Homonationalism in the post-9/11 world continues to perpetuate racism, the Salaam conference, affiliated with the Outgames’ human rights conference, heard in Vancouver on July 28.
It’s here in Canada, it’s in the US, and it’s prevalent in France and in Germany, speakers said.
About four dozen people turned out to hear Vancouver academic and activist Fatima Jaffer, US activist Faisal Alam and Canadian immigration lawyer El-Farouk Khaki discuss human rights, anti-Muslim hysteria, homonationalism and xenophobia.
Simply put, homonationalism refers to queer people and organizations perpetuating ideas of white superiority within the queer community. It’s an issue that marginalizes queers of colour and religions other than Christianity, the speakers say.
Alam says he was labelled unpatriotic within the community when he dared to challenge the war in Afghanistan, despite claims that one of the reasons for the US invasions was the Taliban’s killing of gay people.

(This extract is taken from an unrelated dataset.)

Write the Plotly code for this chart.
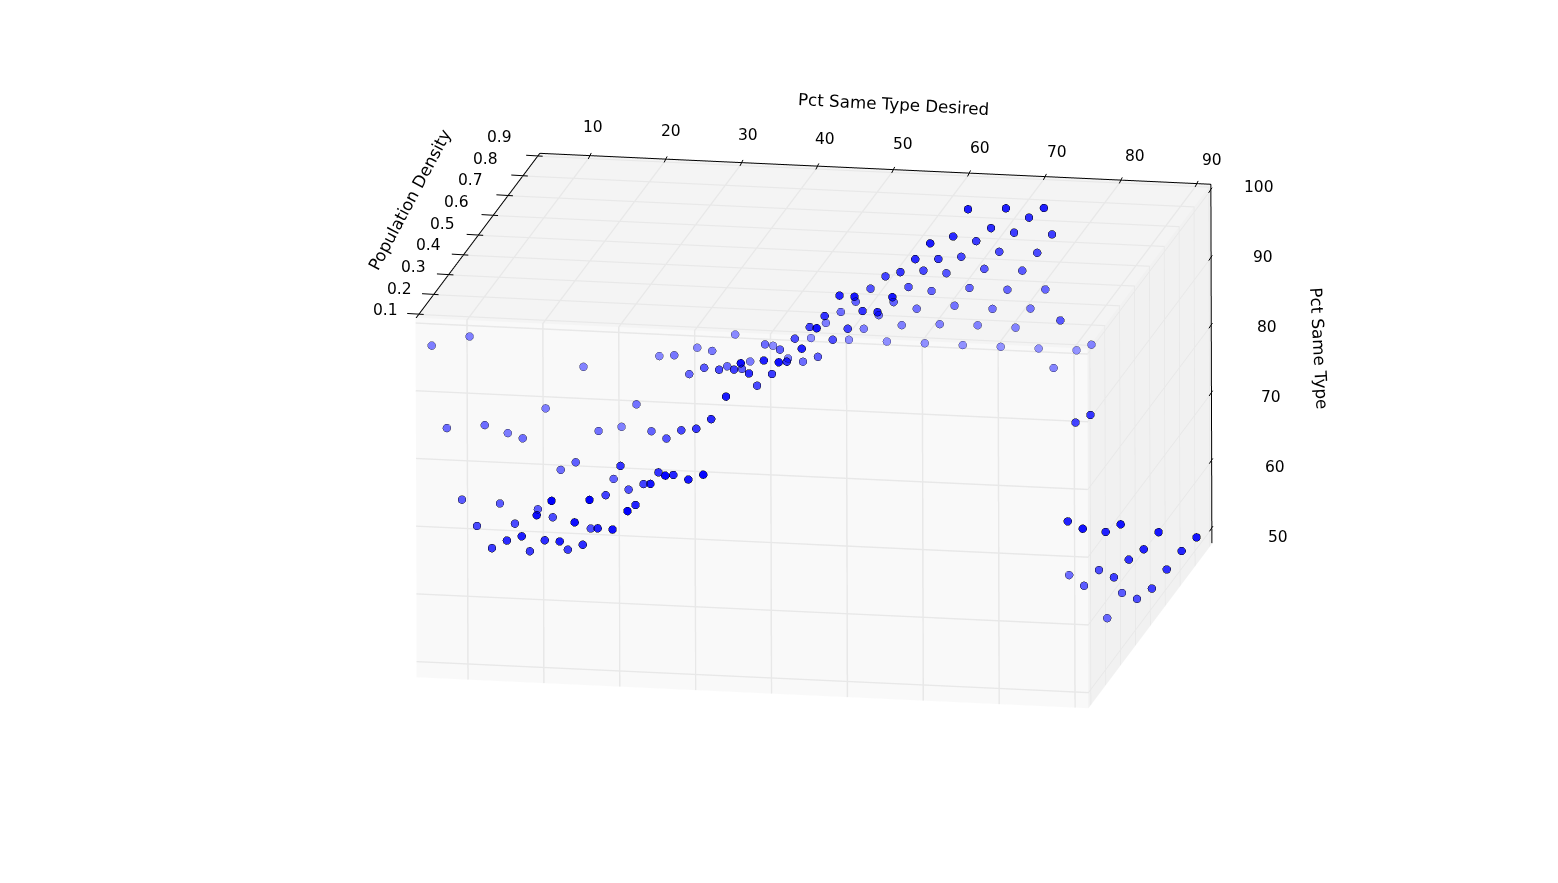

A letter to the Boston gay paper Bay Windows even suggested that Alam be stripped of his passport and sent to the US prison in Guantanamo Bay, Cuba, Alam alleges.
“After 9/11 is the first time we saw a backlash against queer Muslims from within the queer community,” he says. “That was something we were not expecting at all.”
Homosexuality and Islam are often set up in communities and by the media as “opposing forces,” says Jaffer.
It’s often portrayed as the split between civilization and barbarism, she says.
It’s part of a larger picture where outsiders such as First Nations, immigrants and refugees are seen as apart from the Canadian master narrative — while making unreasonable demands on the nation, Jaffer continues.
“The failings of outsiders are seen as inadequacies of their entire race,” she adds, while “no matter how homophobic or racist white Canadians are, it’s never seen as reflective of their entire race.”
That’s why organizations such as Trikone, a group for queer South Asians, are so important, Jaffer says.
She says Trikone has two primary mandates: to tackle homophobia in ethnic and religious communities, while simultaneously attempting to counter racism in the queer community.
In doing this work, Jaffer says she’s been accused of diminishing homophobia by bringing up racism in the queer community. “We’ve been fighting homonationalists all along the way,” she says. “I was being seen as not being queer and patriotic, not being Canadian in the way that it’s being framed by the queer community.”
She says there should not be a separation in being queer and Muslim.
Alam says tensions could be further heightened by the Christian right’s recent attempts to leverage Muslim groups in its fight against gay rights, such as in the Proposition 8 battle, which rolled back gay marriage in California in 2008.
That leveraging has also been seen in British Columbia, where Christian and Muslim groups joined forces in a parents’ group that unsuccessfully fought the June passage of Burnaby’s gay-friendly school policy, Alam notes.